ZM: Lula e o PT, com o apoio de seus satélites, o PSOL, PCdoB, vão buscar reeditar a política da frente ampla para as eleições municipais, porque creem que esta é a melhor estratégia eleitoral que podem ter no cenário atual. Vão buscar esconder seu programa neoliberal, privatizante e que ataca interesses dos trabalhadores atrás da “ameaça da ultradireita”. Essa política pode dar certo, do ponto de vista eleitoral. Especialmente se conseguir canalizar para o processo eleitoral o descontentamento que cresce embaixo, evitando o aumento e/ou generalização das lutas.
CS: Que avalia sobre a ideia de uma frente eleitoral envolvendo UP, PCB, PCB-RR, PSTU e outras organizações?
ZM: O PSTU defende (e luta por concretizar) todo tipo de frente única e unidade de ação para a luta do movimento de massas, sempre buscando responder às necessidades concretas das lutas da nossa classe. No entanto, para nós, o terreno das eleições é distinto. Aqui o natural, como dizia Trotsky, é apresentar o programa do partido para o movimento, de lutar pela consciência das massas e da vanguarda para uma saída socialista e revolucionária para o país e, dessa forma, avançar na construção do partido.
Ocorre que a luta para ganhar as massas e a vanguarda para o programa e a saída revolucionária não se dá no abstrato, ela se materializa numa luta implacável contra os programas e saídas defendidas pelas organizações reformistas e centristas que atuam no seio da classe trabalhadora. Por isso, nesse terreno, não necessariamente a soma de várias legendas fortalece a nossa luta estratégica; pode, ao contrário, enfraquecê-la.
Veja, nesta campanha precisaremos levar adiante, em primeiro lugar, uma luta implacável contra o programa e a alternativa política representada pela frente ampla e também pela ultradireita.

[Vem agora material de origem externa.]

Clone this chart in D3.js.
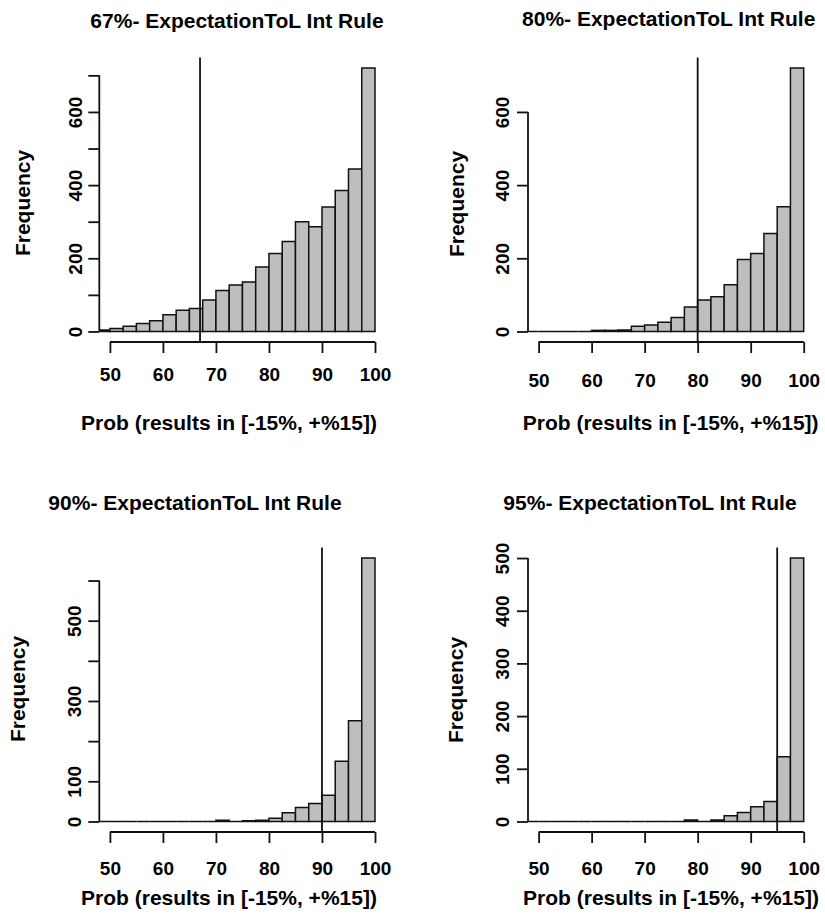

Mas qual programa apresentaremos à vanguarda como nossa alternativa a estas variantes burguesas e reformistas? Que programa levaríamos às massas em uma frente com a UP que, sabemos todos, não defende a independência de classe, pelo contrário, a aliança de classes é parte constitutiva de sua concepção estalinista que a leva, por exemplo, ao apoio envergonhado (às vezes nem isso) ao governo Lula/Alckmin? Ou com o PCB, que é uma variante um pouco à esquerda desse mesmo programa da UP? Qual posição sobre a guerra da Ucrânia defendem as candidaturas dessa frente? A posição do PSTU, de total apoia à resistência ucraniana, ou o apoio velado a Putin (na forma de “neutralidade”) defendido por estes partidos? Ou levaríamos às massas e à vanguarda um programa composto apenas pelas posições que fossem comuns a estes partidos, deixando de lado o abc do leninismo, que coloca a defesa do programa revolucionário como centro das nossas tarefas num processo eleitoral?
Essa é a base do nosso raciocínio. Uma frente de esquerda nestas condições só teria sentido se colocássemos a disputa do voto em um patamar mais importante que a defesa do programa revolucionário. Devemos sim, lutar pelo voto, mas este objetivo deve estar subordinado à luta pelo programa. A defesa permanente de frentes de esquerda, da somatória de diversas legendas, só pode levar, no futuro, a decepções e desmoralização. O melhor exemplo disso é o PSOL.
O PSTU, portanto, vai se apresentar com suas candidaturas nas próximas eleições. E vai lutar para que a vanguarda da classe trabalhadora e da juventude do nosso país abrace nosso programa, contra as alternativas da burguesia e do reformismo (e dos setores que ficam no meio do caminho). Além disso, como é nossa tradição, cederemos legenda para as organizações e lutadores do movimento de massas, que queiram e estejam na oposição de esquerda ao governo Lula/Alckmin.